Former Maryland Gov. Larry Hogan (R), also a Republican Senate candidate, said in a Sunday interview that he doesn’t “agree with” getting rid of the filibuster.
“I don’t agree with both my opponent and Donald Trump about trying to do away with the filibuster,” Hogan said on CBS News’s “Face the Nation” to the outlet’s Robert Costa.
“Why not?” Costa asked.
“So we can jam things through on a partisan basis, on one vote, so we can have the pendulum swing back and forth and create more divisiveness,” Hogan responded. “I think we need to find buy-in and bipartisan cooperation, just as I did and in a state that has a 70 percent Democratic Legislature, but we did things like cut taxes and lower the cost of health care and to pass a criminal justice reform act.”
Vice President Harris called earlier this week for getting rid of the legislative filibuster in the Senate so that abortion rights could be codified.
“I think we should eliminate the filibuster for Roe,” Harris said on Wisconsin Public Radio. “To actually put back in law the protections for reproductive freedom, and for the ability of every person and every woman to make decisions about their own body and not have their government tell them what to do.”

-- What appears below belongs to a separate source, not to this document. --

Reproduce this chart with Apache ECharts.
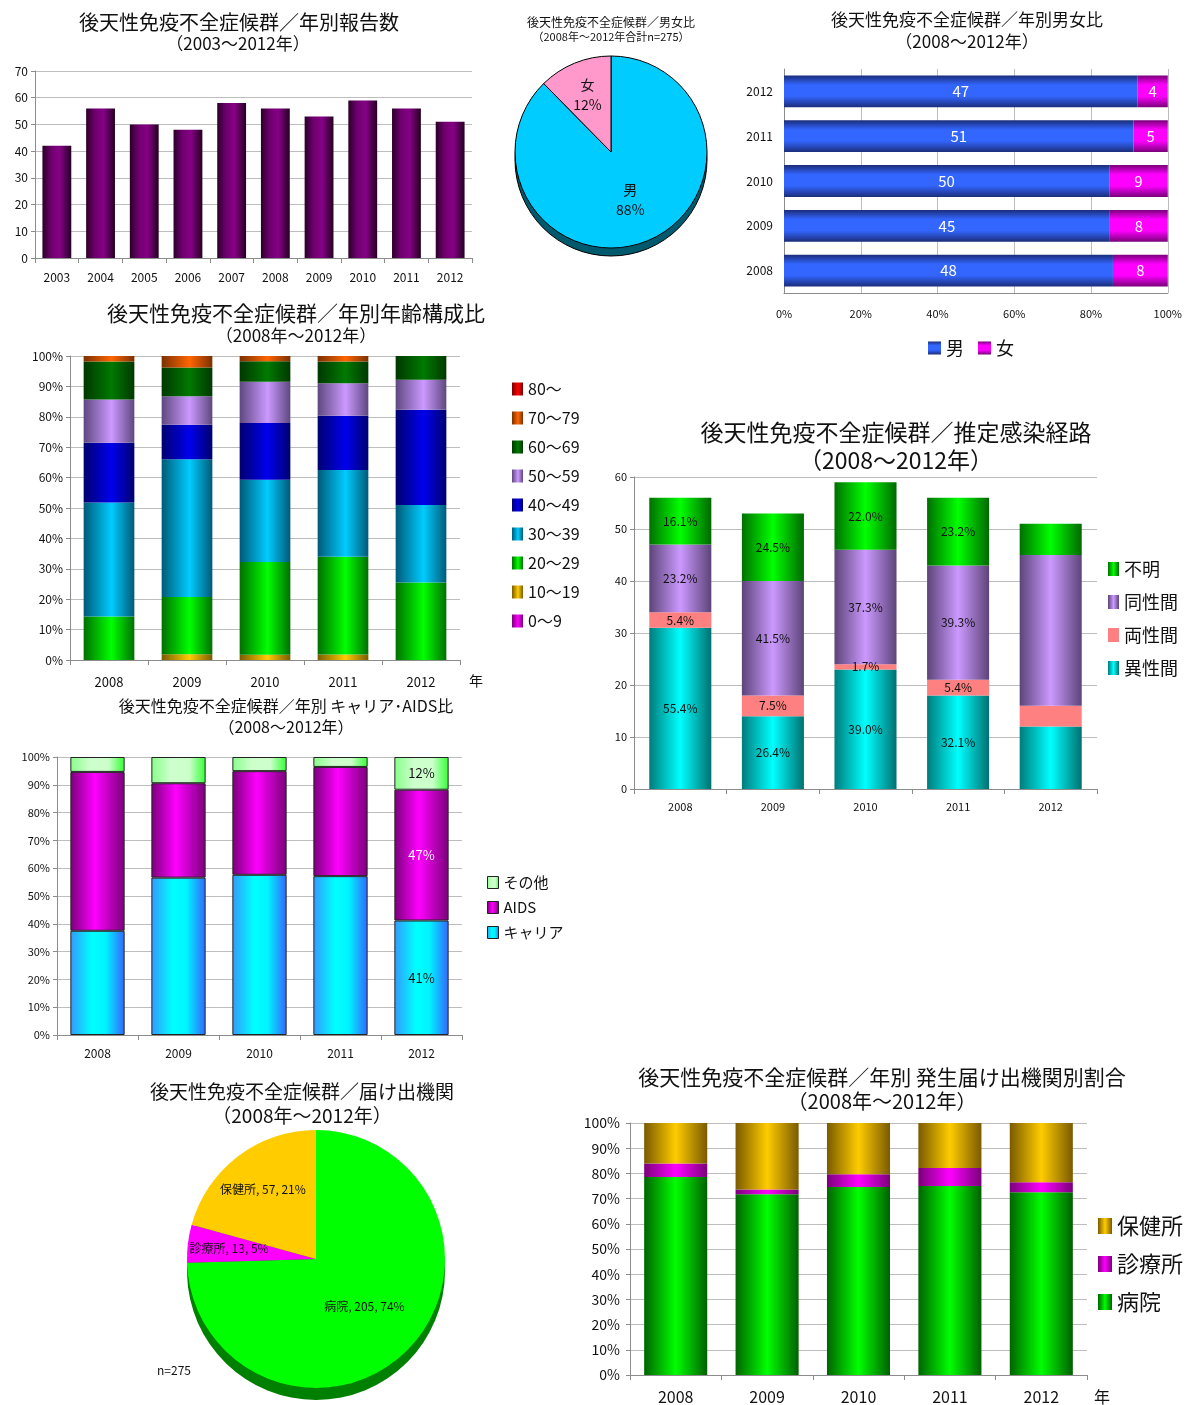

The campaign website of Prince George’s County Executive Angela Alsobrooks (D), Hogan’s Democratic rival, states that she “firmly believes that the filibuster in the Senate should be eliminated.”
“We gotta find a way to get people in Washington to stop just name-calling, stop trying to jam things through on the left or the right,” Hogan said in his CBS News appearance. “And the filibuster allows, it requires, bipartisan cooperation and consensus, and that’s exactly what I think we desperately need in Washington.”
The Hill has reached out to the Trump and Alsobrooks campaigns for comment.